- Given problem
Look for the line containing "Rebuild this chart" and the line containing "const svgRef = useRef<SVGSVGElement>(null);"; retype them and all lines between, exactly, and leave out the pictures.

- Provided entries
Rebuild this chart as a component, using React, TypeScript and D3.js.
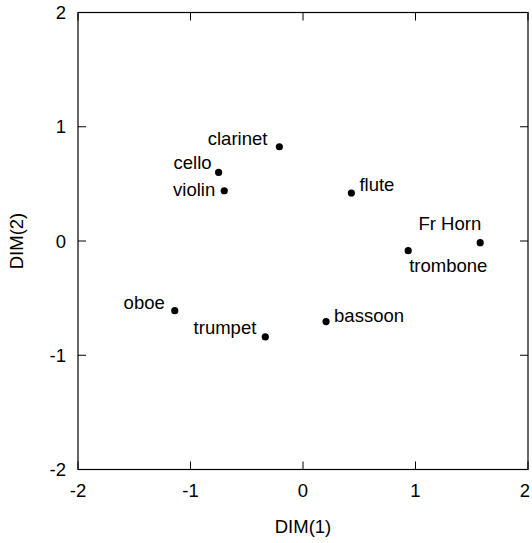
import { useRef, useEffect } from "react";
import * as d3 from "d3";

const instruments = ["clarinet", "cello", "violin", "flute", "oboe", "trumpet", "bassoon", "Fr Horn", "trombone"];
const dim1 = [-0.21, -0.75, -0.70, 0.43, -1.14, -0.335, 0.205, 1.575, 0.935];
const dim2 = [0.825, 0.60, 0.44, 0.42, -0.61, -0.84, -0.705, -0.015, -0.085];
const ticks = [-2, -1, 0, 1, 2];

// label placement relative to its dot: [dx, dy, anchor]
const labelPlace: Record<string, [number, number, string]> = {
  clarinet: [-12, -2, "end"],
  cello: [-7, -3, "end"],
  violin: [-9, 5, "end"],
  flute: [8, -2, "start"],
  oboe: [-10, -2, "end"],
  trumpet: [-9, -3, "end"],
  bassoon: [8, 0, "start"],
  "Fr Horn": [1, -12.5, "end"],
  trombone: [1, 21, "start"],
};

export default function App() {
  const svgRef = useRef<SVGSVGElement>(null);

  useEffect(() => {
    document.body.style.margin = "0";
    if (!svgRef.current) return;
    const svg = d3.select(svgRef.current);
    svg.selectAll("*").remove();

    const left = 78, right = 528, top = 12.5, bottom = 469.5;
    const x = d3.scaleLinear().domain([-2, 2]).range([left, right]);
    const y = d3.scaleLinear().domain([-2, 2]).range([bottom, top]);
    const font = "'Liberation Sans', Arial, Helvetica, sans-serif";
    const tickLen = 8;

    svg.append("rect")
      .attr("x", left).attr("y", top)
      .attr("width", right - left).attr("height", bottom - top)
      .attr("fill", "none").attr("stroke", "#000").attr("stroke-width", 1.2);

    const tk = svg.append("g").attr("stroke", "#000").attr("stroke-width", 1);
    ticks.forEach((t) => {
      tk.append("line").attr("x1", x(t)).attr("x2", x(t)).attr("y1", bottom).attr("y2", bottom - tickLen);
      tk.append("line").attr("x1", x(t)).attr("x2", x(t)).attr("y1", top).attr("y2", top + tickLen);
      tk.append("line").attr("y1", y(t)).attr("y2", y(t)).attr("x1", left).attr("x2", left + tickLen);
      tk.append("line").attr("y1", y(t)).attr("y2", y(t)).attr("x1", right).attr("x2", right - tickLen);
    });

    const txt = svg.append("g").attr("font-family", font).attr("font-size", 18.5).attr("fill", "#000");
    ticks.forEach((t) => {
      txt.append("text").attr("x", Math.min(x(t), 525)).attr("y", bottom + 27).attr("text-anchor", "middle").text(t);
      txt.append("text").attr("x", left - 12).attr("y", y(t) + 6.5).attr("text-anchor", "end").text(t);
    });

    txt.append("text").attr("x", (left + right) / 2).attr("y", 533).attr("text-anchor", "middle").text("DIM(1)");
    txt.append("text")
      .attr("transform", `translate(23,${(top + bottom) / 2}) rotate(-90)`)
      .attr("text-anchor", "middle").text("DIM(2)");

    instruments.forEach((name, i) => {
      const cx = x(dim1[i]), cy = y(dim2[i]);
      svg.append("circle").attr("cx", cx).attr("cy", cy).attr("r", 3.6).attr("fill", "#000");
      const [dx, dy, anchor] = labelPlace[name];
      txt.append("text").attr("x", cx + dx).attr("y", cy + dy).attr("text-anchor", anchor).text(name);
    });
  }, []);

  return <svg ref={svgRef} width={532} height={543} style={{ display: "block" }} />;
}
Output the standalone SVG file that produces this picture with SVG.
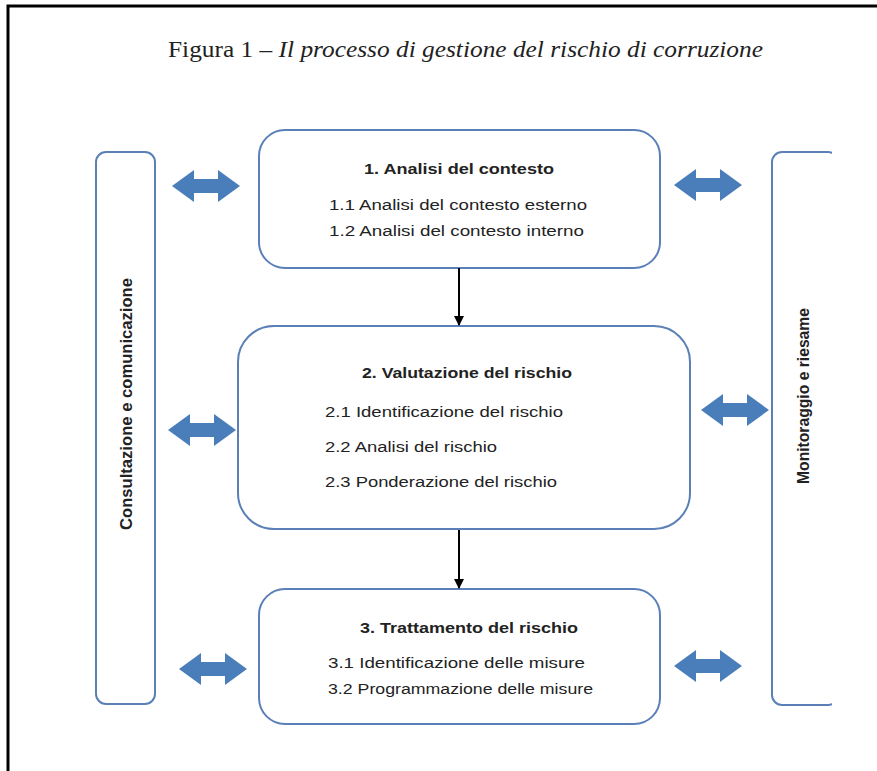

==

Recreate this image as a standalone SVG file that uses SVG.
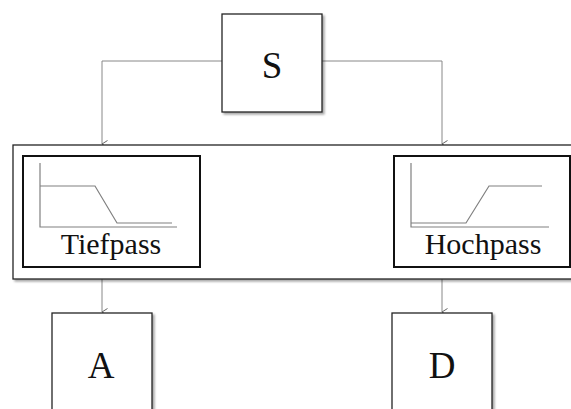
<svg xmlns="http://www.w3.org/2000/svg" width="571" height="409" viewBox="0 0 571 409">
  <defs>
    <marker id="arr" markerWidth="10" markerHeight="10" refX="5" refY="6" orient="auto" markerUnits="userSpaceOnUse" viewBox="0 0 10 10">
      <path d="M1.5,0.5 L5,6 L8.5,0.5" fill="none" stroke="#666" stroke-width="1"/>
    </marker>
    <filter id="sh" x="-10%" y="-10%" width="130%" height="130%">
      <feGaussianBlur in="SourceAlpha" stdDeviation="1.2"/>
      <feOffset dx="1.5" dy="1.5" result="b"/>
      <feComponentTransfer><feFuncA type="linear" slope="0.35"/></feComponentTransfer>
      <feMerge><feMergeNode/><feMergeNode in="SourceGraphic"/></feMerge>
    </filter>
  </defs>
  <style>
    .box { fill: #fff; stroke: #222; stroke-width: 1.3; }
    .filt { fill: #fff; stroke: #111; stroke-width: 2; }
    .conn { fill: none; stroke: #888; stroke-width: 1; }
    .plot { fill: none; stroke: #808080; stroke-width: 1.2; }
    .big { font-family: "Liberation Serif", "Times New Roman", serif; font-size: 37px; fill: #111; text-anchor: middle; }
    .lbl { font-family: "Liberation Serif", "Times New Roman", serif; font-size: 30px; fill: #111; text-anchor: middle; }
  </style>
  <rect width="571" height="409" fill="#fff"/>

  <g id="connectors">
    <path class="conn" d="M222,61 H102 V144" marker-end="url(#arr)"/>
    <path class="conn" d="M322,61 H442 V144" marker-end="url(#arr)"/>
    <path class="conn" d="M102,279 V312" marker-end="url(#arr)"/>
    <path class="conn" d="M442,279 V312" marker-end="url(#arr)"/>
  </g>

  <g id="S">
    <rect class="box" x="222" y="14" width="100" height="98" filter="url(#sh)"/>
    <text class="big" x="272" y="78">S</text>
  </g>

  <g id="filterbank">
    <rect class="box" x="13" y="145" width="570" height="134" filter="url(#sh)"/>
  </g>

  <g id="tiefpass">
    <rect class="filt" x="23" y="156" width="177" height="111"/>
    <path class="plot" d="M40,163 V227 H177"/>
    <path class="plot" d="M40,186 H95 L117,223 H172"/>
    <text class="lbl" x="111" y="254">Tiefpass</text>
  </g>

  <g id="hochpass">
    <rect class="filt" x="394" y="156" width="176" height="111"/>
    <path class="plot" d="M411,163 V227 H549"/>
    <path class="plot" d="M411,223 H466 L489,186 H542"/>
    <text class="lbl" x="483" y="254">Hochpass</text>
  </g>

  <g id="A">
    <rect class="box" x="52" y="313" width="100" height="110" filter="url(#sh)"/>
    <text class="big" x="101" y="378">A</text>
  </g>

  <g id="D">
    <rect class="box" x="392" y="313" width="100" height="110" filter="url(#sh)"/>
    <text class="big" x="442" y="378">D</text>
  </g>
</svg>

- Final answer
Rebuild this chart as a component, using React, TypeScript and D3.js.
import { useRef, useEffect } from "react";
import * as d3 from "d3";

const instruments = ["clarinet", "cello", "violin", "flute", "oboe", "trumpet", "bassoon", "Fr Horn", "trombone"];
const dim1 = [-0.21, -0.75, -0.70, 0.43, -1.14, -0.335, 0.205, 1.575, 0.935];
const dim2 = [0.825, 0.60, 0.44, 0.42, -0.61, -0.84, -0.705, -0.015, -0.085];
const ticks = [-2, -1, 0, 1, 2];

// label placement relative to its dot: [dx, dy, anchor]
const labelPlace: Record<string, [number, number, string]> = {
  clarinet: [-12, -2, "end"],
  cello: [-7, -3, "end"],
  violin: [-9, 5, "end"],
  flute: [8, -2, "start"],
  oboe: [-10, -2, "end"],
  trumpet: [-9, -3, "end"],
  bassoon: [8, 0, "start"],
  "Fr Horn": [1, -12.5, "end"],
  trombone: [1, 21, "start"],
};

export default function App() {
  const svgRef = useRef<SVGSVGElement>(null);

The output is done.